The show is uploaded to YouTube - two copies:
https://www.youtube.com/watch?v=uSnL9NsAbtQ
https://www.youtube.com/watch?v=bKVlg73Wh6Q
At 11:33, two of the flight attendants recall how the
purser "tried to discuss" with the alleged suspects in 1st class the issue of the missing in-flight meals, where the problem was, specifically, that "
nothing on our menu in 1st class would gonna let them eat because, she says, everything has meat on it". So the problem was that
the passengers required a vegetarian meal. That was the root cause of the ruckus, and they could have solved it easily without a ruckus by indicating right away that not having a veggie meal would be fine, thank you.
I just don't see how this sort of discussion would have registered at all with the attendants
not assigned to 1st class unless the passengers actually did raise a ruckus initially over the unavailability of their prefered diet.
I notice that the most dramatic account of this interaction comes from Sandy Thorngren, the dark-haired attendant, who was assigned to business class.

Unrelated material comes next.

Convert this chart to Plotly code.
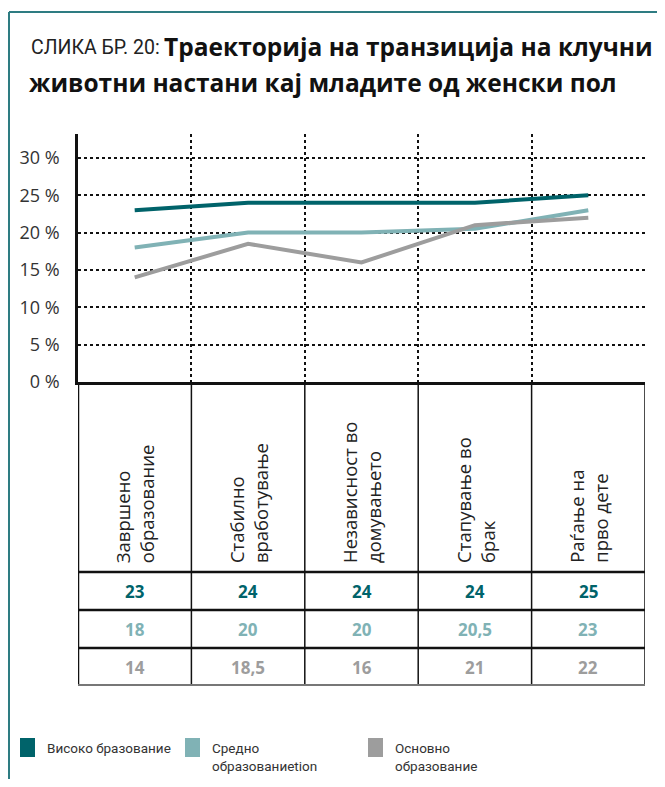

It is revealed later in the show that she fought long and hard litigations to get the trauma and related illness recognized by her employer, over which she was essentially forced into retirement, so she seems particularly deeply, and negatively, involved emotionally. One might argue that, to give sense to years of ordeal, she desperately needs to convince herself she dealt with actual terrorists.
So while I generally do not give much to eyewitnesses decades after the fact, this one, and the dramatization, come across to me as particularly unreliable.
The purser herself, "Deborah", is quoted as saying far less (at 7:00 min):
"
I had four people board the aircraft in first class. I knew that the people did not eat meat [how? because the people either had this recorded as an extra with their booking, or they told her. /Oy], so I spent a great deal of time trying to get these four people fruit plates."
And then at 11:15 min to 11:33 min:
"
In 1st class, we had a choice of meals, but usually only two fruit plates. So, I was trying to get catering to bring more fruit plates. Trying to do that while people are boarding and getting settled was just a mess. "
Then they cut to the third, economy class, attendant, to fill in for the purser:
"
As the purser was trying to discuss this with the gentleman in the tan suit, he finally said 'it doesn't really matter'"
And then the business class attendant, paraphrases the purser (11:50 min):
"
Our purser was determined that they get food ... they were arguing with her that they didn't wanna eat, they wanted to take off".
The point here is that this story of the purser being agitatedly pressured by the passengers to not delay take-off is NOT told by the purser herself, despite her being interviewed and touching upon the issue of missing some veggie food - it is related, 2nd-hand, by her colleagues. Why would they not tell the purser's own take on that situation?
My take-away is that TMZ simply went with the most dramatic account, but that has a high likelihood of being exaggerated at best, and possibly entirely a false memory, generated at some point well after the incident.